A BBC News Brasil questionou a Globo sobre os contatos feitos com Koifman, mas a emissora não respondeu à pergunta sobre esse assunto.
A Globo também negou que tenha trocado o título da nova série, que foi anunciado originalmente como Anjo de Hamburgo, por causa da pesquisa de Koifman e Afonso. A emissora disse ainda que "respeita o ponto de vista" dos dois historiadores e ressaltou que o programa é uma obra de ficção baseada em fatos reais.
"Além disso, contamos com uma equipe de pesquisa qualificada, que trabalhou por mais de três anos no projeto, reunindo registros históricos, documentos, publicações e materiais em vídeo disponíveis em museus e acervos respeitados pelo mundo. Ainda foram entrevistados historiadores, diplomatas de carreira, familiares de judeus salvos por Aracy —cujos depoimentos exibiremos ao final dos capítulos— e parentes dela."
OS PRÓXIMOS CAPÍTULOS
Os produtores da série também já defenderam sua versão da história em outras entrevistas à imprensa dizendo que o título de justa conferido pelo Memorial do Holocausto a Aracy invalida o que sustentam Koifman e Afonso.
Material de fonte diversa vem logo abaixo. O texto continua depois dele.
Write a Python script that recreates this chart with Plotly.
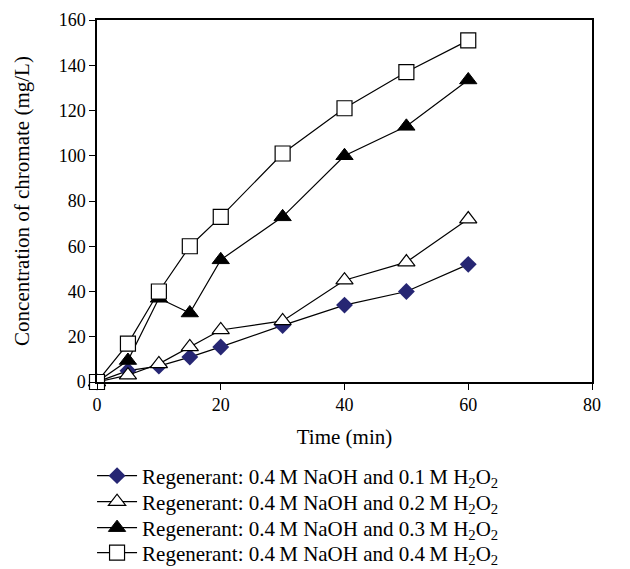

Koifman argumenta que novos documentos encontrados por ele e Afonso em sua pesquisa não foram analisados na época da homenagem, que foi feita com base em quatro depoimentos e uma carta.
O historiador diz que houve um esforço para que Aracy de Carvalho fosse conhecida como uma heroína do Holocausto, mas não vê más intenções. "Os ativistas que batalharam pelo título de justa, o Memorial, os depoentes… todo mundo agiu de boa fé, o problema é que a história que foi criada não corresponde à realidade", diz ele.
"Eu sei que esse é um tema espinhoso, que mexe com o sentimento das pessoas e que a gente deixa decepcionado quem acreditou nessa história, mas o trabalho do historiador é esclarecer os fatos."
Esse trabalho, no entanto, não acaba por aqui. Koifman diz que assunto vai render um livro, mas prefere fazer mistério sobre os próximos capítulos.
"A gente quis falar primeiro sobre os vistos porque era a forma mais simples de mostrar que o gato subiu no telhado sobre essa história e preparar as pessoas para o que elas vão ouvir depois. Dá enjoo a história, não é legal."